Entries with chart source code
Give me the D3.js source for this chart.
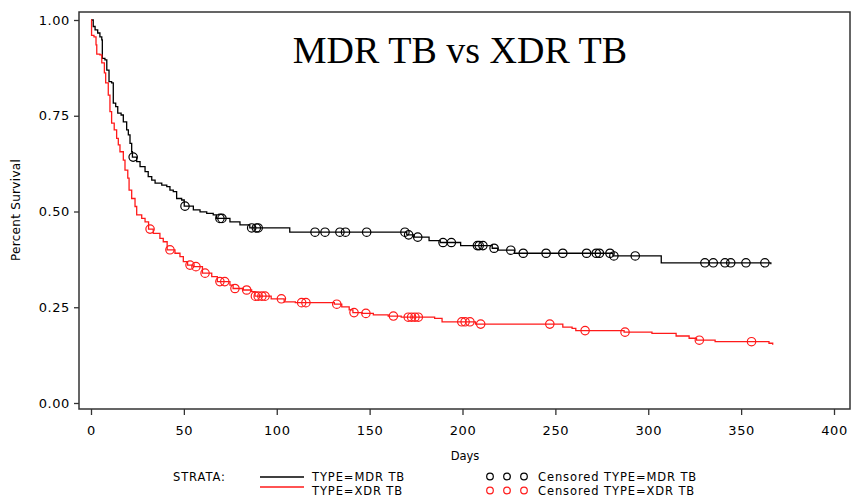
<!DOCTYPE html>
<html>
<head>
<meta charset="utf-8">
<script src="https://cdn.jsdelivr.net/npm/d3@7"></script>
<style>
  html, body { margin: 0; padding: 0; background: #fff; }
  svg { display: block; }
</style>
</head>
<body>
<svg id="chart" width="853" height="498"></svg>
<script>
// ---- Data (Kaplan-Meier step functions) ----
const xTicks = [0, 50, 100, 150, 200, 250, 300, 350, 400];
const yTicks = [0, 0.25, 0.5, 0.75, 1.0];
const yTickLabels = ["0.00", "0.25", "0.50", "0.75", "1.00"];

const mdrDays = [0, 1.2, 2.2, 3.6, 4.8, 5.8, 6.1, 7.5, 8.5, 9.7, 11.1, 12, 13.3, 14.4, 16.2, 17.4, 19.2, 20.1, 21, 21.9, 22.3, 24.6, 26.4, 29.1, 30.8, 32.7, 34.5, 38.1, 40.8, 42.5, 44.3, 46.1, 48.8, 50.2, 55.1, 58.7, 62.3, 65.8, 67.5, 74.8, 80.2, 85.5, 107, 170, 174, 182, 188, 199, 216, 219, 228, 281, 307, 366];
const mdrSurv = [1.0, 0.983, 0.974, 0.966, 0.956, 0.948, 0.900, 0.896, 0.869, 0.839, 0.836, 0.783, 0.774, 0.757, 0.752, 0.734, 0.713, 0.700, 0.678, 0.656, 0.642, 0.630, 0.617, 0.604, 0.591, 0.582, 0.574, 0.569, 0.565, 0.556, 0.552, 0.534, 0.530, 0.514, 0.504, 0.499, 0.495, 0.491, 0.482, 0.473, 0.465, 0.457, 0.446, 0.439, 0.433, 0.424, 0.419, 0.411, 0.404, 0.399, 0.391, 0.384, 0.366, 0.362];
const mdrCensored = [22.7, 50.6, 69.4, 70.5, 86.5, 89, 90, 120.6, 126, 134, 137, 148.4, 169, 171, 175.9, 189.5, 194, 208, 209, 211, 217, 226, 232.7, 245, 254, 266.8, 272, 273.7, 279.4, 281.5, 293, 330.5, 335, 341.3, 344.4, 352.6, 362.8];

const xdrDays = [0, 0.3, 1.6, 2.7, 3.1, 4.8, 5.8, 7.2, 7.9, 9.3, 10.2, 11.1, 12.5, 13.8, 14.7, 15.6, 17.4, 18.3, 19.8, 20.5, 21.9, 23.7, 24.6, 27.3, 29.1, 31, 33.5, 37.1, 38.9, 41, 45.2, 47.9, 49.7, 52, 55, 60, 65, 68, 74.8, 76.5, 82, 86.5, 88.3, 97, 104, 110, 131, 135, 139, 141, 146, 152, 160, 167, 185, 189, 207, 254, 259, 261, 287, 302, 315, 322, 326, 336, 365, 367];
const xdrSurv = [1.0, 0.960, 0.956, 0.935, 0.911, 0.909, 0.888, 0.862, 0.836, 0.804, 0.761, 0.731, 0.713, 0.691, 0.674, 0.656, 0.634, 0.608, 0.587, 0.556, 0.534, 0.513, 0.491, 0.482, 0.473, 0.454, 0.443, 0.430, 0.421, 0.400, 0.391, 0.382, 0.369, 0.360, 0.356, 0.339, 0.330, 0.317, 0.308, 0.299, 0.295, 0.291, 0.279, 0.272, 0.264, 0.262, 0.258, 0.251, 0.243, 0.236, 0.234, 0.230, 0.227, 0.224, 0.221, 0.212, 0.206, 0.198, 0.195, 0.189, 0.185, 0.182, 0.175, 0.169, 0.164, 0.160, 0.156, 0.152];
const xdrCensored = [31.8, 42.5, 53.3, 56.5, 61.4, 69.4, 72, 77.5, 83.8, 88.5, 90, 92, 93.7, 102.5, 113.4, 115.7, 132.3, 141.6, 148, 162.8, 170.8, 172.6, 174.4, 176.2, 199.6, 201.4, 204, 209.8, 247, 266, 287.5, 327.5, 355.6];

const seriesNames = ["TYPE=MDR TB", "TYPE=XDR TB"];
const seriesColors = ["#000000", "#ff1a1a"];

// ---- Layout ----
const svg = d3.select("#chart");
const frame = { left: 79, right: 850, top: 12, bottom: 409 };
const x = d3.scaleLinear().domain([0, 400]).range([91, 834]);
const y = d3.scaleLinear().domain([0, 1]).range([403, 20]);
const font = "'DejaVu Sans', Verdana, sans-serif";

// Title
svg.append("text")
  .attr("x", 460).attr("y", 63)
  .attr("text-anchor", "middle")
  .attr("font-family", "'Liberation Serif', 'Times New Roman', serif")
  .attr("font-size", 38)
  .attr("fill", "#000")
  .text("MDR TB vs XDR TB");

// Frame
svg.append("rect")
  .attr("x", frame.left).attr("y", frame.top)
  .attr("width", frame.right - frame.left)
  .attr("height", frame.bottom - frame.top)
  .attr("fill", "none").attr("stroke", "#333").attr("stroke-width", 1.5);

// Y axis
const yAxis = d3.axisLeft(y).tickValues(yTicks)
  .tickFormat((d, i) => yTickLabels[i]).tickSize(5).tickPadding(4);
const gy = svg.append("g").attr("transform", `translate(${frame.left},0)`).call(yAxis);
gy.select(".domain").remove();
gy.selectAll("line").attr("stroke", "#333").attr("stroke-width", 1.3);
gy.selectAll("text").attr("font-family", font).attr("font-size", 13)
  .attr("letter-spacing", "0.6px").attr("fill", "#000");

// X axis
const xAxis = d3.axisBottom(x).tickValues(xTicks).tickSize(6).tickPadding(11);
const gx = svg.append("g").attr("transform", `translate(0,${frame.bottom})`).call(xAxis);
gx.select(".domain").remove();
gx.selectAll("line").attr("stroke", "#333").attr("stroke-width", 1.3);
gx.selectAll("text").attr("font-family", font).attr("font-size", 13)
  .attr("letter-spacing", "0.6px").attr("fill", "#000");

// Axis titles
svg.append("text")
  .attr("x", 465).attr("y", 460)
  .attr("text-anchor", "middle")
  .attr("font-family", font).attr("font-size", 11.5)
  .text("Days");
svg.append("text")
  .attr("transform", "translate(20,210) rotate(-90)")
  .attr("text-anchor", "middle")
  .attr("font-family", font).attr("font-size", 12)
  .attr("letter-spacing", "0.3px")
  .text("Percent Survival");

// Curves
const series = [
  { days: mdrDays, surv: mdrSurv, cens: mdrCensored, color: seriesColors[0] },
  { days: xdrDays, surv: xdrSurv, cens: xdrCensored, color: seriesColors[1] }
];
const line = d3.line().x(d => x(d[0])).y(d => y(d[1])).curve(d3.curveStepAfter);
const bis = d3.bisector(d => d).right;

series.forEach(s => {
  const pts = s.days.map((d, i) => [d, s.surv[i]]);
  svg.append("path")
    .datum(pts)
    .attr("d", line)
    .attr("fill", "none")
    .attr("stroke", s.color)
    .attr("stroke-width", 1.3);
  const cpts = s.cens.map(c => {
    const idx = Math.max(0, bis(s.days, c) - 1);
    return [c, s.surv[idx]];
  });
  svg.append("g").selectAll("circle")
    .data(cpts).join("circle")
    .attr("cx", d => x(d[0])).attr("cy", d => y(d[1]))
    .attr("r", 4.2)
    .attr("fill", "none")
    .attr("stroke", s.color)
    .attr("stroke-width", 1.2);
});

// Legend
const lg = svg.append("g").attr("font-family", font).attr("font-size", 11.5)
  .attr("letter-spacing", "0.9px").attr("fill", "#000");
lg.append("text").attr("x", 173).attr("y", 481).text("STRATA:");
[0, 1].forEach(i => {
  const ly = i === 0 ? 477 : 487;
  const ty = i === 0 ? 481 : 495;
  lg.append("line").attr("x1", 260).attr("x2", 304).attr("y1", ly).attr("y2", ly)
    .attr("stroke", seriesColors[i]).attr("stroke-width", 1.3);
  lg.append("text").attr("x", 312).attr("y", ty).text(seriesNames[i]);
  [490, 507, 524].forEach(cx => {
    lg.append("circle").attr("cx", cx).attr("cy", ty - 4.5).attr("r", 3.3)
      .attr("fill", "none").attr("stroke", seriesColors[i]).attr("stroke-width", 1.2);
  });
  lg.append("text").attr("x", 538).attr("y", ty).text("Censored " + seriesNames[i]);
});
</script>
</body>
</html>
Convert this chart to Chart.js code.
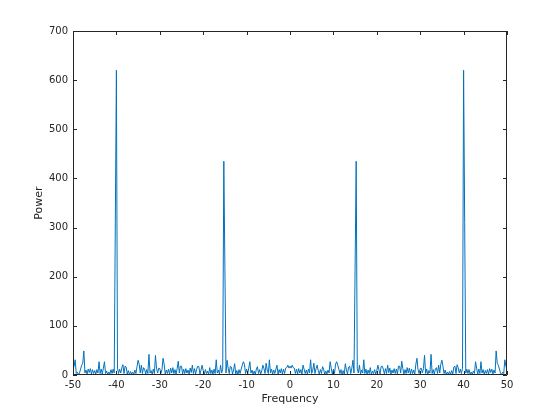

### WHAT TO DO:
From the listing above, pick out each line where the word "this" appears.

### RESULT OF THE EXERCISE:
Give me the D3.js source for this chart.
Convert this chart to Chart.js code.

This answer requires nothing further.